Sans les abonnemens, qui garantissent à l’avance de suffisantes recettes et des assemblées nombreuses, le Théâtre-Italien n’est pas possible. Tout le monde est d’accord sur ce point. Comment s’étonner dès-lors que, réduit encore à l’Odéon pour une troisième année, privé de la subvention, ne trouvant plus dans les théâtres d’Italie ni assez de grands artistes, ni d’assez grands artistes, pour remplacer ceux qu’il perdrait, comment s’étonner que le directeur remette aux mains du ministre de l’intérieur un privilége dont l’exploitation devient périlleuse dans de telles conditions ? La haute probité de M. Viardot se refuse à compromettre les intérêts d’un commanditaire qui lui a donné sa confiance. Il ne peut se résigner à voir périr ou seulement dépérir dans ses mains le Théâtre-Italien, auquel l’attachent des liens bien autrement puissans chez lui que ceux de l’intérêt ; et il ne faudrait peut-être pas beaucoup compter sur les espérances hardies que donnerait un administrateur nouveau, quand on voit un homme d’honneur quitter la place, non par découragement, non par manque de capacité à coup sûr, mais par de religieux scrupules et de sages appréhensions.

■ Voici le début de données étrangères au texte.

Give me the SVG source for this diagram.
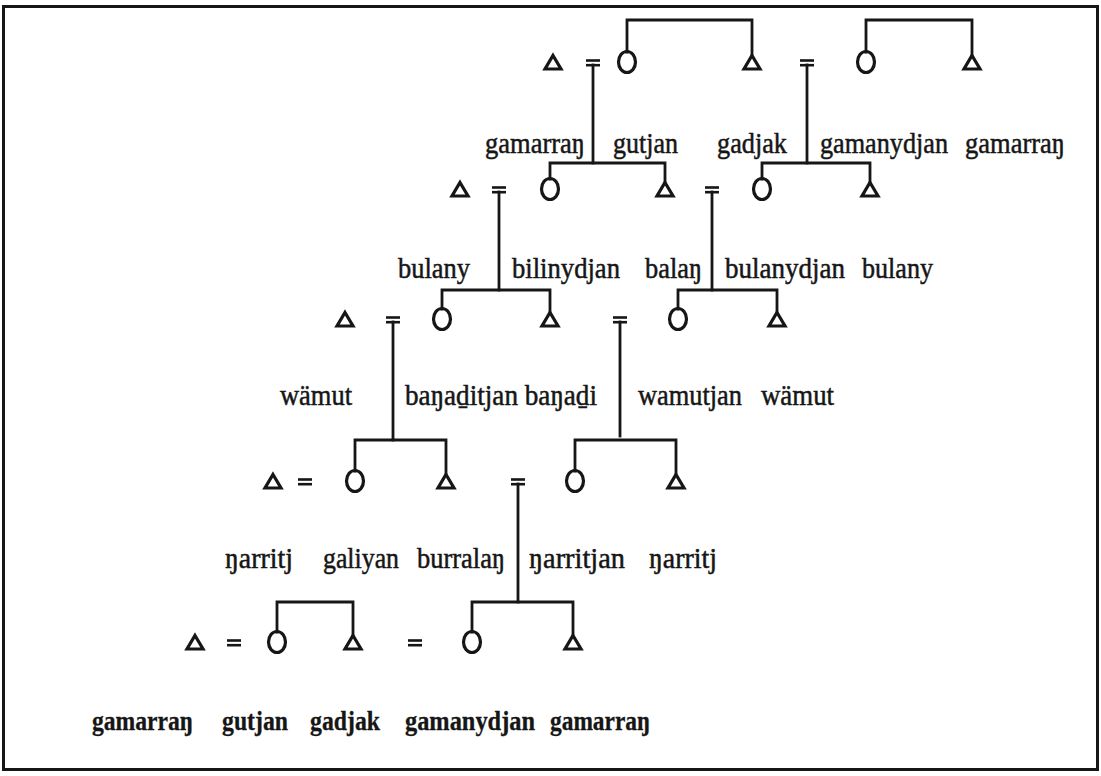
<svg xmlns="http://www.w3.org/2000/svg" xmlns:xlink="http://www.w3.org/1999/xlink" width="1101" height="776" viewBox="0 0 1101 776">
<style>
.frame{fill:none;stroke:#161616;stroke-width:3}
.ln{fill:none;stroke:#161616;stroke-width:2.8;stroke-linecap:square}
.sym{fill:none;stroke:#161616;stroke-width:3.2;stroke-linejoin:miter}
.eq{stroke:#161616;stroke-width:2.6}
.tx{font-family:"Liberation Serif","DejaVu Serif",serif;font-size:29px;fill:#161616;stroke:#161616;stroke-width:0.5}
.bd{font-weight:bold;font-size:28px;stroke-width:0.3}
</style>
<defs>
<path id="tri" class="sym" d="M0,-7.5 L8,6 L-8,6 Z"/>
<ellipse id="cir" class="sym" cx="0" cy="-1" rx="8.5" ry="10.5"/>
<g id="eq"><line class="eq" x1="-7" y1="-2.5" x2="7" y2="-2.5"/><line class="eq" x1="-7" y1="2.2" x2="7" y2="2.2"/></g>
</defs>
<rect class="frame" x="3.5" y="6.5" width="1094" height="763"/>

<g id="connectors">
<path class="ln" d="M627,52 V20 H752 V56"/>
<path class="ln" d="M866,52 V20 H972 V56"/>
<path class="ln" d="M593,65 V163"/>
<path class="ln" d="M550,179 V163 H665 V183"/>
<path class="ln" d="M807,65 V163"/>
<path class="ln" d="M762,179 V163 H870 V183"/>
<path class="ln" d="M499,192 V290"/>
<path class="ln" d="M442,309 V290 H550 V313"/>
<path class="ln" d="M712,192 V290"/>
<path class="ln" d="M678,309 V290 H777 V313"/>
<path class="ln" d="M393,322 V440"/>
<path class="ln" d="M355,471 V440 H446 V475"/>
<path class="ln" d="M620,322 V436"/>
<path class="ln" d="M575,471 V440 H676 V475"/>
<path class="ln" d="M518,484 V602"/>
<path class="ln" d="M472,632 V602 H573 V636"/>
<path class="ln" d="M277,632 V602 H353 V636"/>
</g>

<g id="row1">
<g id="r1-m1"><use xlink:href="#tri" x="553" y="63"/></g>
<g id="r1-eq1"><use xlink:href="#eq" x="593" y="63"/></g>
<g id="r1-f1"><use xlink:href="#cir" x="627" y="63"/></g>
<g id="r1-m2"><use xlink:href="#tri" x="752" y="63"/></g>
<g id="r1-eq2"><use xlink:href="#eq" x="807" y="63"/></g>
<g id="r1-f2"><use xlink:href="#cir" x="866" y="63"/></g>
<g id="r1-m3"><use xlink:href="#tri" x="972" y="63"/></g>
</g>
<g id="row2">
<g id="r2-m1"><use xlink:href="#tri" x="460" y="190"/></g>
<g id="r2-eq1"><use xlink:href="#eq" x="499" y="190"/></g>
<g id="r2-f1"><use xlink:href="#cir" x="550" y="190"/></g>
<g id="r2-m2"><use xlink:href="#tri" x="665" y="190"/></g>
<g id="r2-eq2"><use xlink:href="#eq" x="712" y="190"/></g>
<g id="r2-f2"><use xlink:href="#cir" x="762" y="190"/></g>
<g id="r2-m3"><use xlink:href="#tri" x="870" y="190"/></g>
</g>
<g id="row3">
<g id="r3-m1"><use xlink:href="#tri" x="345" y="320"/></g>
<g id="r3-eq1"><use xlink:href="#eq" x="393" y="320"/></g>
<g id="r3-f1"><use xlink:href="#cir" x="442" y="320"/></g>
<g id="r3-m2"><use xlink:href="#tri" x="550" y="320"/></g>
<g id="r3-eq2"><use xlink:href="#eq" x="620" y="320"/></g>
<g id="r3-f2"><use xlink:href="#cir" x="678" y="320"/></g>
<g id="r3-m3"><use xlink:href="#tri" x="777" y="320"/></g>
</g>
<g id="row4">
<g id="r4-m1"><use xlink:href="#tri" x="273" y="482"/></g>
<g id="r4-eq1"><use xlink:href="#eq" x="305" y="482"/></g>
<g id="r4-f1"><use xlink:href="#cir" x="355" y="482"/></g>
<g id="r4-m2"><use xlink:href="#tri" x="446" y="482"/></g>
<g id="r4-eq2"><use xlink:href="#eq" x="518" y="482"/></g>
<g id="r4-f2"><use xlink:href="#cir" x="575" y="482"/></g>
<g id="r4-m3"><use xlink:href="#tri" x="676" y="482"/></g>
</g>
<g id="row5">
<g id="r5-m1"><use xlink:href="#tri" x="195" y="643"/></g>
<g id="r5-eq1"><use xlink:href="#eq" x="234" y="643"/></g>
<g id="r5-f1"><use xlink:href="#cir" x="277" y="643"/></g>
<g id="r5-m2"><use xlink:href="#tri" x="353" y="643"/></g>
<g id="r5-eq2"><use xlink:href="#eq" x="415" y="643"/></g>
<g id="r5-f2"><use xlink:href="#cir" x="472" y="643"/></g>
<g id="r5-m3"><use xlink:href="#tri" x="573" y="643"/></g>
</g>

<g id="labels" class="tx">
<text x="485" y="153" textLength="100" lengthAdjust="spacingAndGlyphs">gamarraŋ</text>
<text x="613" y="153" textLength="65" lengthAdjust="spacingAndGlyphs">gutjan</text>
<text x="717" y="153" textLength="70" lengthAdjust="spacingAndGlyphs">gadjak</text>
<text x="820" y="153" textLength="128" lengthAdjust="spacingAndGlyphs">gamanydjan</text>
<text x="965" y="153" textLength="100" lengthAdjust="spacingAndGlyphs">gamarraŋ</text>

<text x="398" y="278" textLength="72" lengthAdjust="spacingAndGlyphs">bulany</text>
<text x="512" y="278" textLength="108" lengthAdjust="spacingAndGlyphs">bilinydjan</text>
<text x="645" y="278" textLength="57" lengthAdjust="spacingAndGlyphs">balaŋ</text>
<text x="725" y="278" textLength="120" lengthAdjust="spacingAndGlyphs">bulanydjan</text>
<text x="862" y="278" textLength="71" lengthAdjust="spacingAndGlyphs">bulany</text>

<text x="280" y="405" textLength="72" lengthAdjust="spacingAndGlyphs">wämut</text>
<text x="405" y="405" textLength="192" lengthAdjust="spacingAndGlyphs">baŋaḏitjan baŋaḏi</text>
<text x="638" y="405" textLength="104" lengthAdjust="spacingAndGlyphs">wamutjan</text>
<text x="761" y="405" textLength="73" lengthAdjust="spacingAndGlyphs">wämut</text>

<text x="225" y="568" textLength="68" lengthAdjust="spacingAndGlyphs">ŋarritj</text>
<text x="323" y="568" textLength="76" lengthAdjust="spacingAndGlyphs">galiyan</text>
<text x="417" y="568" textLength="88" lengthAdjust="spacingAndGlyphs">burralaŋ</text>
<text x="529" y="568" textLength="96" lengthAdjust="spacingAndGlyphs">ŋarritjan</text>
<text x="649" y="568" textLength="68" lengthAdjust="spacingAndGlyphs">ŋarritj</text>

<text class="bd" x="92" y="730" textLength="101" lengthAdjust="spacingAndGlyphs">gamarraŋ</text>
<text class="bd" x="222" y="730" textLength="66" lengthAdjust="spacingAndGlyphs">gutjan</text>
<text class="bd" x="310" y="730" textLength="70" lengthAdjust="spacingAndGlyphs">gadjak</text>
<text class="bd" x="405" y="730" textLength="130" lengthAdjust="spacingAndGlyphs">gamanydjan</text>
<text class="bd" x="550" y="730" textLength="100" lengthAdjust="spacingAndGlyphs">gamarraŋ</text>
</g>
</svg>
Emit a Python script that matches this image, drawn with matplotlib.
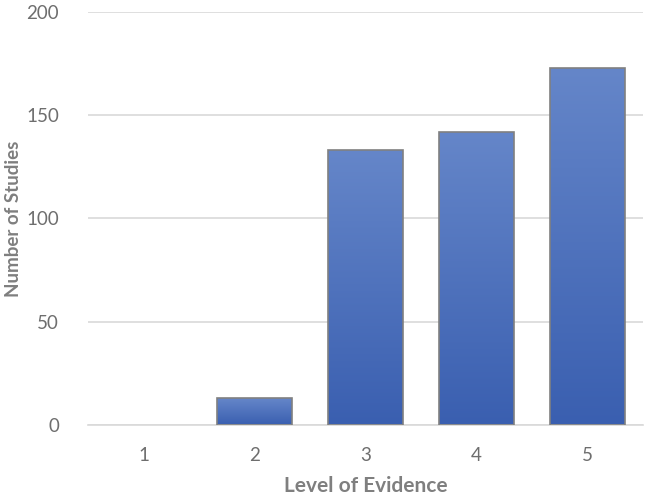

L’on s’était trompé en croyant que les abonnés braveraient long-temps tous les inconvéniens que présente pour eux l’exil du Théâtre-Italien à l’Odéon. Maintenant on commet une autre erreur non moins funeste. On se persuade que les chanteurs italiens ne quitteront pas, ne peuvent pas quitter Paris. Où iraient-ils ? dit-on ; quel théâtre au monde peut les accueillir et les conserver tous ? Il est vrai que Londres étant abandonné l’hiver par la société riche, aucune autre ville que Paris ne peut réunir les artistes qui forment actuellement la troupe italienne. Mais avant de s’assembler à Paris ils étaient dispersés ; ils se disperseront encore. Lablache ira à Naples, Tamburini à Rome, Mlle Garcia à Milan, Mme Persiani à Vienne. Chacun d’eux, ainsi isolé, trouvera des avantages d’argent égaux à ceux que Paris peut lui offrir et jouira seul des autres avantages d’une supériorité non contestée. Que l’on y prenne garde, le temps marche, la saison théâtrale va finir ; nul ne peut, dans l’état des choses, renouveler des engagemens qui expirent. Si l’administration qui a laissé faire le mal ne se hâte de le réparer par les mesures les plus promptes et les plus efficaces, nous courons grand risque de n’avoir l’année prochaine ni salle pour loger les chanteurs italiens, ni chanteurs pour occuper une salle.

Voici donc notre scène italienne-française atteinte dans son principe vital par la double mesure législative, le retrait de la subvention et l’exil au-delà des ponts. Cette mesure a été motivée, comme nous l’avons dit, par la nécessité d’encourager exclusivement le genre national en musique, et une profonde indifférence pour l’art exotique a présidé à son arrêt de mort en place de l’Odéon.